Arlington, Va. —NASCUS submitted two comment letters to the National Credit Union Administration (NCUA) on recent proposals regarding a written interest rate risk policy and changes necessary to net worth and equity ratio regulations from Senate Bill 4036.
Regarding the proposed rule, Part 741, Interest Rate Risk (IRR), NASCUS wrote that while state regulators agree that IRR management is an essential component of a credit union’s safety and soundness, they would expect that all credit unions under their supervision, regardless of size, to appropriately identify and manage IRR. Instead of NCUA’s three tiered approach to IRR, NASCUS recommends a more simple policy requiring every credit union to identify and to effectively manage IRR depending on the circumstances of the individual credit union. The NASCUS alternative provides clear and conspicuous authority for regulators to require shock testing, but also provides credit unions with freedom to design a program that matches whatever IRR may exist. A similar approach is used by the Federal Deposit Insurance Corporation (FDIC), NASCUS pointed out in its letter.

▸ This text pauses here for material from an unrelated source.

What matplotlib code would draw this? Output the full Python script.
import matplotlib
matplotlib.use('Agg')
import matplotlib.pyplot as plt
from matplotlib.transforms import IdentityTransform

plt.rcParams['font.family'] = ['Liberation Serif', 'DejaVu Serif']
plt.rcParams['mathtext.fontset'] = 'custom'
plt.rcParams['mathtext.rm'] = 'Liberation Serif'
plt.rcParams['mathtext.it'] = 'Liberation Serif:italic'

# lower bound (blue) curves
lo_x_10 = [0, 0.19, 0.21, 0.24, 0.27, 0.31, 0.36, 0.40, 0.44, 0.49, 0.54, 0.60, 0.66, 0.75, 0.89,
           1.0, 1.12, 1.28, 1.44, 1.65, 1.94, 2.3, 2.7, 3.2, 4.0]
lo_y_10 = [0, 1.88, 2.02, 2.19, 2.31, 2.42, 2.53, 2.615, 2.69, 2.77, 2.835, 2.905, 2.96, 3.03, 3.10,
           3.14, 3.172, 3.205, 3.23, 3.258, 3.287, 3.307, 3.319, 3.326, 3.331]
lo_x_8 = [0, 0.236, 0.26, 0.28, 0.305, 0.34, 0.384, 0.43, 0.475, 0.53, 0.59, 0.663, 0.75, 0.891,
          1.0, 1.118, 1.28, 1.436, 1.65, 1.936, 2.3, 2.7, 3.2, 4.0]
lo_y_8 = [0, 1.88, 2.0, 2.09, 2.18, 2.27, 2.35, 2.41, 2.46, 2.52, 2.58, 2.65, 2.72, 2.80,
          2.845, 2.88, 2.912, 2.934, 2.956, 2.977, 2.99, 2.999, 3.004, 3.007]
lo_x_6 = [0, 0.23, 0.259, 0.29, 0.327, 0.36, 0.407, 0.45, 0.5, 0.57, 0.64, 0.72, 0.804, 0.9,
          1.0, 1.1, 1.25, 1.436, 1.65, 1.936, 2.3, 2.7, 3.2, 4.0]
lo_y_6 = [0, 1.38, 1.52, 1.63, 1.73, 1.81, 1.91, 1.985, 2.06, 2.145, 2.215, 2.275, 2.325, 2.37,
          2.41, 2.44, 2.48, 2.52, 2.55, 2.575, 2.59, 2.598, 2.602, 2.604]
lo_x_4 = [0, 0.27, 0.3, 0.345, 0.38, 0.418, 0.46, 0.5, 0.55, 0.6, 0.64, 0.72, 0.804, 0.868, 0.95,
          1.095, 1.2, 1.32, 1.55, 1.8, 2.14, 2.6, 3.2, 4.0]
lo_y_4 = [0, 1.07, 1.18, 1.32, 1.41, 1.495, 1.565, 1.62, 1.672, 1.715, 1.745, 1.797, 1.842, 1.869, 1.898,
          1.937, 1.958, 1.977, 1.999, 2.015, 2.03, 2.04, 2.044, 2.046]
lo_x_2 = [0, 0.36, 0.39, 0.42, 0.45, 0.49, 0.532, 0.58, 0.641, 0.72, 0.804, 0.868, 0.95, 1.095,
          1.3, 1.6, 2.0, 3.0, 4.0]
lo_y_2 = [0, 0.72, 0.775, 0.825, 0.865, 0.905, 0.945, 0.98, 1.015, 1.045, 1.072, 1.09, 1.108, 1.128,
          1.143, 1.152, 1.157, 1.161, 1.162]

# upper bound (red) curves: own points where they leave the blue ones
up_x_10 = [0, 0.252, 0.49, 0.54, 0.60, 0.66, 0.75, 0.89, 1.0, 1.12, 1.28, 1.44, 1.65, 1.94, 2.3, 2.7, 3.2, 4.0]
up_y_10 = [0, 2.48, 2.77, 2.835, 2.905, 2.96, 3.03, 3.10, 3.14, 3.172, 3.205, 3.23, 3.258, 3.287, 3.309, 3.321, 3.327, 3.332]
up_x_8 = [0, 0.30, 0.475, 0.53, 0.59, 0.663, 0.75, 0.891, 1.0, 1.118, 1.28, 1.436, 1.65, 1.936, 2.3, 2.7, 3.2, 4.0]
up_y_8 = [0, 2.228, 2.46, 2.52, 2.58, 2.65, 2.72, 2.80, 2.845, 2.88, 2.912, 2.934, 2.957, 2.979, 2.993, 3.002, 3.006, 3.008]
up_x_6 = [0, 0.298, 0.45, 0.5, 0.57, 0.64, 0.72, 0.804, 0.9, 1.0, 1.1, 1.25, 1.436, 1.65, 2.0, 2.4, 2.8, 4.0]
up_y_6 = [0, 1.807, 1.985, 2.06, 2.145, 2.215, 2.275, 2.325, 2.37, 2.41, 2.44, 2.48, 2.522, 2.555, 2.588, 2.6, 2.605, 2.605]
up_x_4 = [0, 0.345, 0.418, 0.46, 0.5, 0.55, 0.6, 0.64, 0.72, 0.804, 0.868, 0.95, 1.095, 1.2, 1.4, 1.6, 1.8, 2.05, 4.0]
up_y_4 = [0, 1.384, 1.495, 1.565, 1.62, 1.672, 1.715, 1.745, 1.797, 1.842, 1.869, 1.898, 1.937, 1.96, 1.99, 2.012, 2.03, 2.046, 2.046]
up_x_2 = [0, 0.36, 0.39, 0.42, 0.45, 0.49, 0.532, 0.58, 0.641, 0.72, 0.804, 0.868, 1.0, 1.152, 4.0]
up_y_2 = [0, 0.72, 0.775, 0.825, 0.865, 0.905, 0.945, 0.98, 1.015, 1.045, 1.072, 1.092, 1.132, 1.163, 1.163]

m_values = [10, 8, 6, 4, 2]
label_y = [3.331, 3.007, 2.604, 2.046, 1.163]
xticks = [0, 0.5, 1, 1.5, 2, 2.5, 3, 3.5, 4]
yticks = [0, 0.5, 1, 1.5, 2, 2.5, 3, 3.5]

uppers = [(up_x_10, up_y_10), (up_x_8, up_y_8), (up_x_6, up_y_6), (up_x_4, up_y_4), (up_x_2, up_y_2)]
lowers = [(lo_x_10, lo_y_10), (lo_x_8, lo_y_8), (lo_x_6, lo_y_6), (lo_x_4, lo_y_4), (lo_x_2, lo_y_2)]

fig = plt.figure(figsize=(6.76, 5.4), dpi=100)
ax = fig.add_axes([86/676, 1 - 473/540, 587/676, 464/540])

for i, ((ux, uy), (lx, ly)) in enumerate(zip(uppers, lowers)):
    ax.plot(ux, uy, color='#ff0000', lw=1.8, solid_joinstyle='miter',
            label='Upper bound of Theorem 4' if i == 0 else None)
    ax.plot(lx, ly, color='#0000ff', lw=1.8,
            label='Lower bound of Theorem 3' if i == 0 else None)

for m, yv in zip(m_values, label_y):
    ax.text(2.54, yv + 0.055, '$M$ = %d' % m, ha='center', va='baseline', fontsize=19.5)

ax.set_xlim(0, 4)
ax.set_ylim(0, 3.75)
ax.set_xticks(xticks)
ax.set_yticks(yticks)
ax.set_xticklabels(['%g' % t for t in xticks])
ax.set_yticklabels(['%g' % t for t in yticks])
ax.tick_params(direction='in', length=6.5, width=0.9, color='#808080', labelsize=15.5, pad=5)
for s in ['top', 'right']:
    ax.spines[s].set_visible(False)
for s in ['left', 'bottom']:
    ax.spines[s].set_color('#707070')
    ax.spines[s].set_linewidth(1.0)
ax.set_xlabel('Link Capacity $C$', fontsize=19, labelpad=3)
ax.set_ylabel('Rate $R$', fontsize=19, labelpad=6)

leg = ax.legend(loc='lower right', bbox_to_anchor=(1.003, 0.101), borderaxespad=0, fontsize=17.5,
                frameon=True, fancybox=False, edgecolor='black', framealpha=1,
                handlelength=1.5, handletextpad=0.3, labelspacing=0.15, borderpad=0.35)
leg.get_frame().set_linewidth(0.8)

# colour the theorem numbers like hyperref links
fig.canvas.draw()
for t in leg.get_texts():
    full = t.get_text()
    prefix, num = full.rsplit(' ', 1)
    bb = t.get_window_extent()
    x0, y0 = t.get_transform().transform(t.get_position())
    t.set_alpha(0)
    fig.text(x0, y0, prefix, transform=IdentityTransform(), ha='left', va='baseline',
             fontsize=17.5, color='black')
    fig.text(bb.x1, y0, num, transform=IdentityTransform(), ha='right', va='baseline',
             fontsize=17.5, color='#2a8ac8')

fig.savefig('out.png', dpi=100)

NASCUS also suggested that NCUA publish guidance on the proposed rule independently of the rule rather than as an Appendix to the rule. By publishing the guidance independently, NCUA can minimize confusion as to what is “rule” and what is “guidance.” Further, by publishing the guidance independently, NCUA preserves the ability to quickly amend or augment the guidance in the future.
Although outside the scope of the current proposal, NCUA could also consider making changes to the Call Report to better capture information regarding the potential IRR on a credit union’s balance sheet. NASCUS believes better reporting would mitigate some of the need for more detailed requirements for IRR management.

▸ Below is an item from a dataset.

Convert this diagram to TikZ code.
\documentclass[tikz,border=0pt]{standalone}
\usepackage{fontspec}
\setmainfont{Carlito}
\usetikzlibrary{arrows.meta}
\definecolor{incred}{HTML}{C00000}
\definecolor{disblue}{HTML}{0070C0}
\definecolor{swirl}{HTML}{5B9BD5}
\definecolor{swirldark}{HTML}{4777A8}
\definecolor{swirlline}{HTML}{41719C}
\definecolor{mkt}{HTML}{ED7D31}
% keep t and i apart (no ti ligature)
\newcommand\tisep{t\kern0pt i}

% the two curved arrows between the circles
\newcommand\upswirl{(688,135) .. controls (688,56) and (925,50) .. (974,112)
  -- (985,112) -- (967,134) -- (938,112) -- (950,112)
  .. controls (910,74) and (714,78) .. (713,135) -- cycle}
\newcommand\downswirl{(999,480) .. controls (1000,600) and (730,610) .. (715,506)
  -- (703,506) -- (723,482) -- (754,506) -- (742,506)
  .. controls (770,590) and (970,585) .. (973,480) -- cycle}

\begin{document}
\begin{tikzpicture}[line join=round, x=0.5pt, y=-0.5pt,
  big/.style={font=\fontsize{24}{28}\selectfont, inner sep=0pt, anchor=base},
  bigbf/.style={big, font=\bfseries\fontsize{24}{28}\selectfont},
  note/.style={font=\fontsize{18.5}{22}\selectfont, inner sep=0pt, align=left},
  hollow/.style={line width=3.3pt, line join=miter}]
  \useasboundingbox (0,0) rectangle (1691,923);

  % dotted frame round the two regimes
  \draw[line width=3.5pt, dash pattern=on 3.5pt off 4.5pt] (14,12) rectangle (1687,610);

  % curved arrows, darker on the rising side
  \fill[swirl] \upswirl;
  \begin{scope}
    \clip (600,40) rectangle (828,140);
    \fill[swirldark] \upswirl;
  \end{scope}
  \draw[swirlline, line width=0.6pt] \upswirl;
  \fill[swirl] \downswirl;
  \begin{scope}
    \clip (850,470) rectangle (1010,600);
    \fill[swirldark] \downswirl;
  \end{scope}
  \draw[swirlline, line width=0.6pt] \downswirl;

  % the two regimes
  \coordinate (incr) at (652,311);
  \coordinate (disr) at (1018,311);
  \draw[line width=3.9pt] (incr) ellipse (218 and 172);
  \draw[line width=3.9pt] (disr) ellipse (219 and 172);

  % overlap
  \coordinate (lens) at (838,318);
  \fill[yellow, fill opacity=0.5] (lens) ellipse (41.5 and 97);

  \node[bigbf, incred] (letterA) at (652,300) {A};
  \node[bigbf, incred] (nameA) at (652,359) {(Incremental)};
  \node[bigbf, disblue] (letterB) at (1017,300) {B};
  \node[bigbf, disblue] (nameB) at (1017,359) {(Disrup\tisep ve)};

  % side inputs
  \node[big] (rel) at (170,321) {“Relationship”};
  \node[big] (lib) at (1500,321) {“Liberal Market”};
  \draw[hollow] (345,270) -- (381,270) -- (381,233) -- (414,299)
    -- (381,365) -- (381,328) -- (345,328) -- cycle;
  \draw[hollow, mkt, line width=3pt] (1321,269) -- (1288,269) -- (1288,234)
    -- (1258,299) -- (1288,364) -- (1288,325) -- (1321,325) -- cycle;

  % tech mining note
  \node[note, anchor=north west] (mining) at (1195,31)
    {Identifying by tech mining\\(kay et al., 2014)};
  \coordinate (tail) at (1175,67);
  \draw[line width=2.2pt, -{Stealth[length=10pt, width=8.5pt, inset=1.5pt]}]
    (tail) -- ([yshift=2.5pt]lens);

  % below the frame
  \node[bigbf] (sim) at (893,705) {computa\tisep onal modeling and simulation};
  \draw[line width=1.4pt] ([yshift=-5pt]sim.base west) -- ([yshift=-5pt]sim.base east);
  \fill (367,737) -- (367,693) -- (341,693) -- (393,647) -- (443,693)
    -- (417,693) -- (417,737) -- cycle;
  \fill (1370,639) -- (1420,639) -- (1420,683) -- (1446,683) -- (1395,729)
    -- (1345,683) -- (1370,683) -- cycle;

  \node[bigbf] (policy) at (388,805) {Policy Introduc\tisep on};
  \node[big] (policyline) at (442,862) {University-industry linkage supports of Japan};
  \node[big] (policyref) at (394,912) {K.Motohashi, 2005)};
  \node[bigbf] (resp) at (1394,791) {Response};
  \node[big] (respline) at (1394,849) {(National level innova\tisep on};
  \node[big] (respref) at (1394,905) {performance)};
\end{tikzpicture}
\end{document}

In the NCUA proposed rulemaking regarding net worth and equity ratio, the agency is amending the definitions of credit union “net worth” and the National Credit Union Share Insurance Fund (NCUSIF) “equity ratio” in order to conform to the definitions of these terms as required by Senate Bill 4036, signed by the President earlier this year.

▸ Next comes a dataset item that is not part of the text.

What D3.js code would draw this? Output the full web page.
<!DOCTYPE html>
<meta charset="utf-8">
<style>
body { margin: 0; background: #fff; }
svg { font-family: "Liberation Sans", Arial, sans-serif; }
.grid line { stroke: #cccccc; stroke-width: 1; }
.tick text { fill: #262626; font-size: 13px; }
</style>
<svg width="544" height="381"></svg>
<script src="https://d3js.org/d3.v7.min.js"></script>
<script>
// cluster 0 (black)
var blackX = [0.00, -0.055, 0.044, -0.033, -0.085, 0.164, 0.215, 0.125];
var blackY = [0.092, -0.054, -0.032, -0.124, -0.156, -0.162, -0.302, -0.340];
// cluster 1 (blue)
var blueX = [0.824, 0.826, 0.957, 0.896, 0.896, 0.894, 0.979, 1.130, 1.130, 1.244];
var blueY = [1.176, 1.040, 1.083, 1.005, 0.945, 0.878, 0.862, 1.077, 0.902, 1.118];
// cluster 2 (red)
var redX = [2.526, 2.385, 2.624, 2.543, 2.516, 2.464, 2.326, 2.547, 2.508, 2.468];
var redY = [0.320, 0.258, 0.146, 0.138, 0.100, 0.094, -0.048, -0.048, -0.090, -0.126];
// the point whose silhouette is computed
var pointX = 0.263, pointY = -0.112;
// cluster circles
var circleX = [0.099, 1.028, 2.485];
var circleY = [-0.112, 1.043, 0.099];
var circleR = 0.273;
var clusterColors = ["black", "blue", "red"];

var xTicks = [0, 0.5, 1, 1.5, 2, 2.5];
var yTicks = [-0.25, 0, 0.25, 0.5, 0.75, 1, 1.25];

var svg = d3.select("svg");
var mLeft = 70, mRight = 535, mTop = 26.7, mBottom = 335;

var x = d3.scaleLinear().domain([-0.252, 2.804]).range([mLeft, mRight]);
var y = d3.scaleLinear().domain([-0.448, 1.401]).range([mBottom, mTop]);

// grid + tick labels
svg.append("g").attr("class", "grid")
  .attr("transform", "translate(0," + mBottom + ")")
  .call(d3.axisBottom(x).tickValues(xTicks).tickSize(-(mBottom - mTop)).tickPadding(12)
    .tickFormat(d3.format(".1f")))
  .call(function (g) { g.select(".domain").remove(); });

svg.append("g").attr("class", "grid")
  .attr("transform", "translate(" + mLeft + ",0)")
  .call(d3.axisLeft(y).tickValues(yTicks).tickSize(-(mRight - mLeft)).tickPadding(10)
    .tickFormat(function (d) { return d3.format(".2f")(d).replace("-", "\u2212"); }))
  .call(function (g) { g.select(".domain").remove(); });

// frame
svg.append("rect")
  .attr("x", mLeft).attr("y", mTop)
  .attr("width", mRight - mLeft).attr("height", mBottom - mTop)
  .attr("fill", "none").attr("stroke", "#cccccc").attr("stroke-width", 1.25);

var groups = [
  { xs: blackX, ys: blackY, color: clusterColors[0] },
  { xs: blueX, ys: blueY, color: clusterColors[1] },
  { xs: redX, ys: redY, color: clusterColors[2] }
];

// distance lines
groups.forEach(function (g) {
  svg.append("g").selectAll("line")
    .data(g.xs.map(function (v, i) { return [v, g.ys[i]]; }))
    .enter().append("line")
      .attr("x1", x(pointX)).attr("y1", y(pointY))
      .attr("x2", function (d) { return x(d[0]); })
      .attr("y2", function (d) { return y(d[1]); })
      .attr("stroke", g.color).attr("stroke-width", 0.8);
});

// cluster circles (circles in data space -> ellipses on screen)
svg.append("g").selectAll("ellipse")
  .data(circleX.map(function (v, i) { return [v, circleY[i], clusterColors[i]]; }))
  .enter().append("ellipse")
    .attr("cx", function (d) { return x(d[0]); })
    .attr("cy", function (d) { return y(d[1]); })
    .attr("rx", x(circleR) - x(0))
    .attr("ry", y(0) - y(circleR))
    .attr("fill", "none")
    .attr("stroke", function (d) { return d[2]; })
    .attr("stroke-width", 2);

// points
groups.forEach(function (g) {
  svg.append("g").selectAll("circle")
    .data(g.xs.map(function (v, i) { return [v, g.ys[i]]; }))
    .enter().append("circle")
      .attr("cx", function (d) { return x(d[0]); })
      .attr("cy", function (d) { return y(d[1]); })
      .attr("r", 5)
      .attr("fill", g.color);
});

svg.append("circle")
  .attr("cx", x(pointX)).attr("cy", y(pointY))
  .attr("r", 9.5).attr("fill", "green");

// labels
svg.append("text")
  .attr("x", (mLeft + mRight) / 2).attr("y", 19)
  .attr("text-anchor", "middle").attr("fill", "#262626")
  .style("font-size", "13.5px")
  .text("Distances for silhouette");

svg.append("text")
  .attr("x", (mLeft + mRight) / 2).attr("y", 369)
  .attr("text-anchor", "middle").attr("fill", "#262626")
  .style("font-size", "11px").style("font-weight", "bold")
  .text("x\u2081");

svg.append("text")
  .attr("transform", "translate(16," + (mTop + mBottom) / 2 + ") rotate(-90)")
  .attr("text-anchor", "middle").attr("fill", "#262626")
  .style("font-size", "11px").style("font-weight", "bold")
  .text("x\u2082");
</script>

In our comment letter, NASCUS discusses three areas regarding member business lending where net worth is not statutorily defined in the Federal Credit Union Act in the context for purposes of calculating the maximum aggregate amount of MBLs a federally insured credit union may hold. NASCUS recommends that NCUA consider amending §723 to incorporate the new definition of net worth for those regulatory net worth thresholds.
NCUA also proposes a change to the definition of net worth in §702.2(f)(3) to address situations where an acquiring credit union benefits twice from a combination. In particular, NCUA should reconcile the proposed change with Congress’ specific statutory language that the definition of net worth includes “the retained earnings balance of the credit union, as determined under generally accepted accounting principles, together with any amounts that were previously retained earnings of any other credit union with which the credit union has combined,” as defined in the Financial Services Relief Act of 2006.
Lastly, NASCUS asks NCUA to clarify the parameters of when Section 208 assistance is considered for a credit union and how it is used for calculating a credit union’s net worth.